▶ [WHAT YOU ARE ASKED TO DO] Reproduce the lines of the material exactly, excluding every image.

** start of SUPPLIED DATA **

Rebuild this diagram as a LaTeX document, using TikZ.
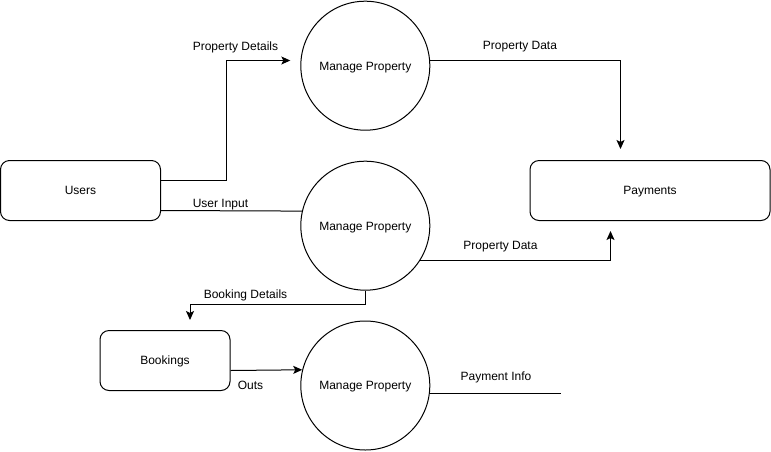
\documentclass[tikz,border=0pt]{standalone}
\usepackage{fontspec}
\setmainfont{Liberation Sans}
\usetikzlibrary{arrows.meta}
\begin{document}
\begin{tikzpicture}[x=1pt,y=-1pt,
  every node/.style={font=\fontsize{12}{14}\selectfont},
  proc/.style={draw, circle, line width=1pt, minimum size=129pt, inner sep=0pt, text height=8.6pt, text depth=0pt},
  store/.style={draw, rounded corners=9pt, line width=1pt, inner sep=0pt, text height=8.6pt, text depth=0pt},
  flow/.style={line width=1pt},
  arr/.style={flow, -{Stealth[length=9pt,width=8pt,inset=2pt]}},
  lbl/.style={inner sep=0pt}]
\useasboundingbox (0,0) rectangle (771,451);
% nodes
\node[store, minimum width=160pt, minimum height=60pt] (users) at (80.5,190.5) {Users};
\node[store, minimum width=240pt, minimum height=60pt] (pay) at (650,190.5) {Payments};
\node[store, minimum width=130pt, minimum height=60pt] (book) at (165,360.5) {Bookings};
\node[proc] (mp1) at (365.3,65.7) {Manage Property};
\node[proc] (mp2) at (365.3,225.7) {Manage Property};
\node[proc] (mp3) at (365.3,385.5) {Manage Property};
\coordinate (pend) at (561,393);
% connectors
\draw[arr, shorten >=10pt] ([yshift=10pt]users.east) -- (226,180.5) |- (mp1.west |- 0,60.5);
\draw[flow] ([yshift=-20pt]users.east) -- (mp2.167);
\draw[arr, shorten >=11pt] (mp1.5) -| ([xshift=-29.5pt]pay.north);
\draw[arr, shorten >=10pt] (mp2.-32) -| ([xshift=-39.5pt]pay.south);
\draw[arr, shorten >=10pt] (mp2.south) -- ++(0,14) -| ([xshift=25pt]book.north);
\draw[arr] ([yshift=-10pt]book.east) -- (mp3.166);
\draw[flow] (mp3.-7) -- (mp3.-7 -| pend);
% labels
\node[lbl] (l1) at (235.5,47) {Property Details};
\node[lbl] (l2) at (220.5,205) {User Input};
\node[lbl] (l3) at (520,47) {Property Data};
\node[lbl] (l4) at (500.5,247) {Property Data};
\node[lbl] (l5) at (245.5,295) {Booking Details};
\node[lbl] (l6) at (250.5,385) {Outs};
\node[lbl] (l7) at (496,377) {Payment Info};
\end{tikzpicture}
\end{document}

** end of SUPPLIED DATA **

▶ [RIGHT ANSWER]
Rebuild this diagram as a LaTeX document, using TikZ.
\documentclass[tikz,border=0pt]{standalone}
\usepackage{fontspec}
\setmainfont{Liberation Sans}
\usetikzlibrary{arrows.meta}
\begin{document}
\begin{tikzpicture}[x=1pt,y=-1pt,
  every node/.style={font=\fontsize{12}{14}\selectfont},
  proc/.style={draw, circle, line width=1pt, minimum size=129pt, inner sep=0pt, text height=8.6pt, text depth=0pt},
  store/.style={draw, rounded corners=9pt, line width=1pt, inner sep=0pt, text height=8.6pt, text depth=0pt},
  flow/.style={line width=1pt},
  arr/.style={flow, -{Stealth[length=9pt,width=8pt,inset=2pt]}},
  lbl/.style={inner sep=0pt}]
\useasboundingbox (0,0) rectangle (771,451);
% nodes
\node[store, minimum width=160pt, minimum height=60pt] (users) at (80.5,190.5) {Users};
\node[store, minimum width=240pt, minimum height=60pt] (pay) at (650,190.5) {Payments};
\node[store, minimum width=130pt, minimum height=60pt] (book) at (165,360.5) {Bookings};
\node[proc] (mp1) at (365.3,65.7) {Manage Property};
\node[proc] (mp2) at (365.3,225.7) {Manage Property};
\node[proc] (mp3) at (365.3,385.5) {Manage Property};
\coordinate (pend) at (561,393);
% connectors
\draw[arr, shorten >=10pt] ([yshift=10pt]users.east) -- (226,180.5) |- (mp1.west |- 0,60.5);
\draw[flow] ([yshift=-20pt]users.east) -- (mp2.167);
\draw[arr, shorten >=11pt] (mp1.5) -| ([xshift=-29.5pt]pay.north);
\draw[arr, shorten >=10pt] (mp2.-32) -| ([xshift=-39.5pt]pay.south);
\draw[arr, shorten >=10pt] (mp2.south) -- ++(0,14) -| ([xshift=25pt]book.north);
\draw[arr] ([yshift=-10pt]book.east) -- (mp3.166);
\draw[flow] (mp3.-7) -- (mp3.-7 -| pend);
% labels
\node[lbl] (l1) at (235.5,47) {Property Details};
\node[lbl] (l2) at (220.5,205) {User Input};
\node[lbl] (l3) at (520,47) {Property Data};
\node[lbl] (l4) at (500.5,247) {Property Data};
\node[lbl] (l5) at (245.5,295) {Booking Details};
\node[lbl] (l6) at (250.5,385) {Outs};
\node[lbl] (l7) at (496,377) {Payment Info};
\end{tikzpicture}
\end{document}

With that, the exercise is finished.